There’s been a growing trend towards the use of cloud computing services. According to a report by Gartner, the cloud services market will grow 300% faster over the next two years compared to traditional information technology (IT) services.

If you’re planning to jump on the bandwagon by purchasing and using IT services for your business, though, you should be aware of its potential security risks. Cloud computing leverages the resources of remote servers, so you won’t have physical control over the hardware used to store and process your business’s data. As a result, it may pose several security risks that can lead to data loss or data theft when ignored.

DDoS Attacks

Cloud services are susceptible to distributed denial-of-service (DDoS) attacks. Not to be confused with a DoS attack, a DDoS attack is a form of spam in which an attacker sends an excessive number of requests to a server. Servers can only handle so many requests at any given time, and once they’ve reached this limit, they’ll buckle under pressure.
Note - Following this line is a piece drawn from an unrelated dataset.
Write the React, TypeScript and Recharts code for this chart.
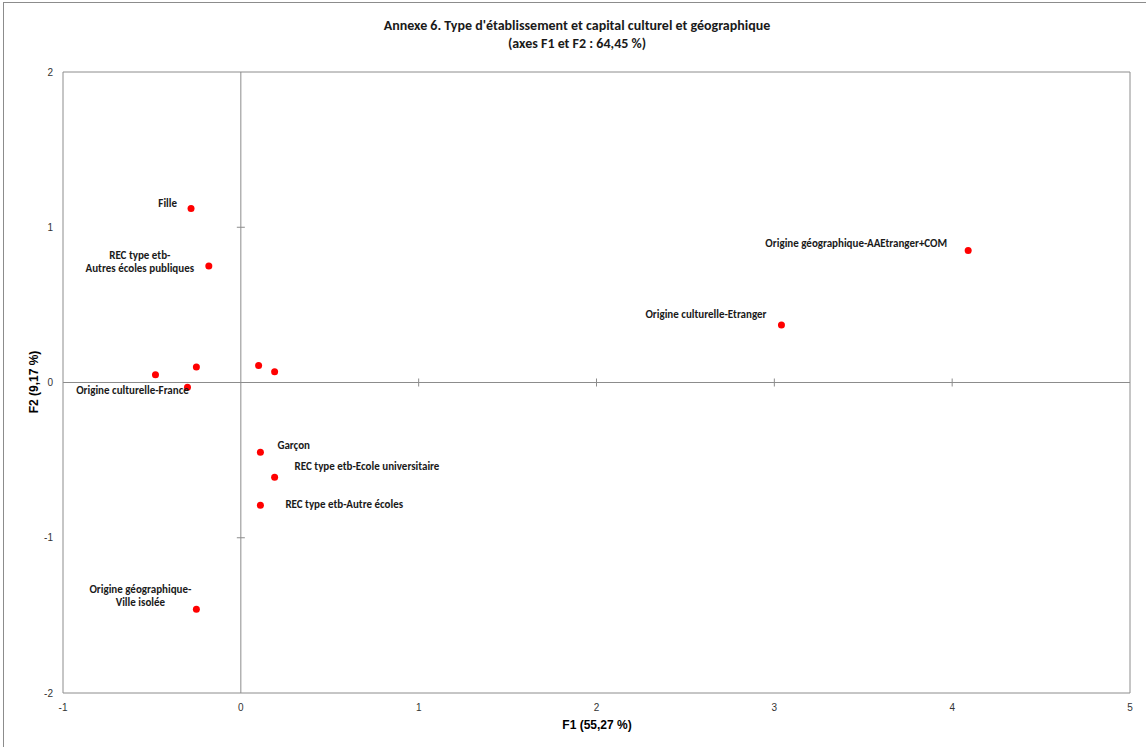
import { ReferenceDot, ReferenceLine, Scatter, ScatterChart, XAxis, YAxis } from "recharts";

const labels = [
  "Fille",
  "REC type etb-\nAutres écoles publiques",
  "",
  "",
  "Origine culturelle-France",
  "",
  "",
  "Origine géographique-AAEtranger+COM",
  "Origine culturelle-Etranger",
  "Garçon",
  "REC type etb-Ecole universitaire",
  "REC type etb-Autre écoles",
  "Origine géographique-\nVille isolée",
];
const f1 = [-0.28, -0.18, -0.48, -0.25, -0.3, 0.1, 0.19, 4.09, 3.04, 0.11, 0.19, 0.11, -0.25];
const f2 = [1.12, 0.75, 0.05, 0.1, -0.03, 0.11, 0.07, 0.85, 0.37, -0.45, -0.61, -0.79, -1.46];

const xTicks = [-1, 0, 1, 2, 3, 4, 5];
const yTicks = [-2, -1, 0, 1, 2];

const points = labels.map((name, i) => ({ name, f1: f1[i], f2: f2[i] }));

// placement of each label relative to its point: [anchor, dx, dy]
const labelPos: Record<string, [string, number, number]> = {
  "Fille": ["end", -14, -2],
  "REC type etb-\nAutres écoles publiques": ["middle", -69, -7],
  "Origine culturelle-France": ["middle", -55, 7],
  "Origine géographique-AAEtranger+COM": ["end", -21, -4],
  "Origine culturelle-Etranger": ["end", -15, -7],
  "Garçon": ["start", 17, -3],
  "REC type etb-Ecole universitaire": ["start", 20, -7],
  "REC type etb-Autre écoles": ["start", 25, 3],
  "Origine géographique-\nVille isolée": ["middle", -56, -16],
};

const labelFont = "Carlito, Calibri, Lato, sans-serif";
const axisFont = "'Liberation Sans', Arial, sans-serif";

function PointShape(props: any) {
  const { cx, cy, payload } = props;
  const pos = labelPos[payload.name];
  const lines = payload.name ? payload.name.split("\n") : [];
  return (
    <g>
      <circle cx={cx} cy={cy} r={3.5} fill="#ff0000" />
      {pos &&
        lines.map((line: string, k: number) => (
          <text
            key={k}
            x={cx + pos[1]}
            y={cy + pos[2] + k * 13}
            textAnchor={pos[0] as any}
            fontSize={11}
            fontWeight="bold"
            fontFamily={labelFont}
            fill="#1a1a1a"
          >
            {line}
          </text>
        ))}
    </g>
  );
}

const vTick = (p: any) => <line x1={p.cx} x2={p.cx} y1={p.cy - 4} y2={p.cy + 4} stroke="#8c8c8c" />;
const hTick = (p: any) => <line x1={p.cx - 4} x2={p.cx + 4} y1={p.cy} y2={p.cy} stroke="#8c8c8c" />;

export default function App() {
  return (
    <div style={{ position: "absolute", left: 0, top: 0, width: 1146, height: 747, background: "#fff", overflow: "hidden" }}>
      <div
        style={{
          position: "absolute",
          left: 3,
          top: 2,
          width: 1160,
          height: 760,
          border: "1px solid #8c8c8c",
        }}
      />
      <div
        style={{
          position: "absolute",
          left: 0,
          width: 1154,
          top: 17,
          textAlign: "center",
          fontFamily: labelFont,
          fontWeight: "bold",
          fontSize: 14,
          lineHeight: "18px",
          color: "#1a1a1a",
        }}
      >
        Annexe 6. Type d'établissement et capital culturel et géographique
        <br />
        (axes F1 et F2 : 64,45 %)
      </div>
      <div
        style={{
          position: "absolute",
          left: 497,
          width: 200,
          top: 718,
          textAlign: "center",
          fontFamily: axisFont,
          fontWeight: "bold",
          fontSize: 12,
        }}
      >
        F1 (55,27 %)
      </div>
      <div
        style={{
          position: "absolute",
          left: 34 - 100,
          width: 200,
          top: 375,
          textAlign: "center",
          transform: "rotate(-90deg)",
          fontFamily: axisFont,
          fontWeight: "bold",
          fontSize: 12,
        }}
      >
        F2 (9,17 %)
      </div>
      <div style={{ position: "absolute", left: 0, top: 0 }}>
        <ScatterChart width={1146} height={747} margin={{ top: 72, right: 16, bottom: 24, left: 8 }}>
          <XAxis
            type="number"
            dataKey="f1"
            domain={[-1, 5]}
            ticks={xTicks}
            interval={0}
            axisLine={false}
            tickLine={false}
            height={30}
            tickMargin={5}
            tick={{ fontSize: 10, fill: "#333", fontFamily: axisFont }}
            allowDataOverflow
          />
          <YAxis
            type="number"
            dataKey="f2"
            domain={[-2, 2]}
            ticks={yTicks}
            interval={0}
            axisLine={false}
            tickLine={false}
            width={55}
            tickMargin={4}
            tick={{ fontSize: 10, fill: "#333", fontFamily: axisFont }}
            allowDataOverflow
          />
          <ReferenceLine x={-1} stroke="#8c8c8c" />
          <ReferenceLine x={5} stroke="#8c8c8c" />
          <ReferenceLine y={2} stroke="#8c8c8c" />
          <ReferenceLine y={-2} stroke="#8c8c8c" />
          <ReferenceLine x={0} stroke="#8c8c8c" />
          <ReferenceLine y={0} stroke="#8c8c8c" />
          {xTicks
            .filter((t) => t > -1 && t < 5 && t !== 0)
            .map((t) => (
              <ReferenceDot key={"x" + t} x={t} y={0} shape={vTick} />
            ))}
          {yTicks
            .filter((t) => t > -2 && t < 2 && t !== 0)
            .map((t) => (
              <ReferenceDot key={"y" + t} x={0} y={t} shape={hTick} />
            ))}
          <Scatter data={points} shape={PointShape} isAnimationActive={false} />
        </ScatterChart>
      </div>
    </div>
  );
}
If a server is connected to the internet — as opposed to a private network — it can be targeted with a DDoS attack. Cloud servers, of course, are always connected to the internet, making them susceptible to this security risk.

Outdated Software

Another potential security risk of cloud services is outdated software. Cloud services are powered by servers, all of which contain software. At the bare minimum, a cloud server needs an operating system as well as virtualization software. If any of this software is outdated, a hacker may leverage a known vulnerability to access your business’s stored data.
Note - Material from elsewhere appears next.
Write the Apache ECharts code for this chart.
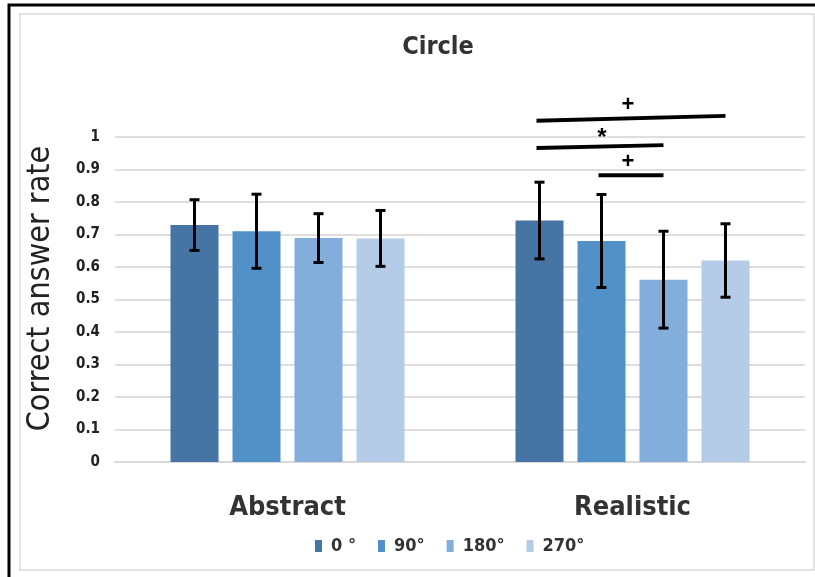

You can still use a cloud service to process and store your business’s data, but you’ll need to make sure the server has up-to-date software. Otherwise, it could spell disaster for your business’s data.

Brute-Force Attacks

Since cloud services are accessible through an online login form, they are susceptible to brute-force attacks. A brute-force attack is a common cyber threat that plagues cloud services. It involves a hacker trying to guess the username and password of an online account, such as that of your business’s cloud service.

For protection against brute-force attacks, consider using multi-factor authentication (MFA). With MFA enabled, a hacker won’t be able to log in to your cloud service account even if he or she guesses your username and password. MFA adds another layer of authentication to the login process, such as verifying a PIN, to minimize the risk of brute-force attacks.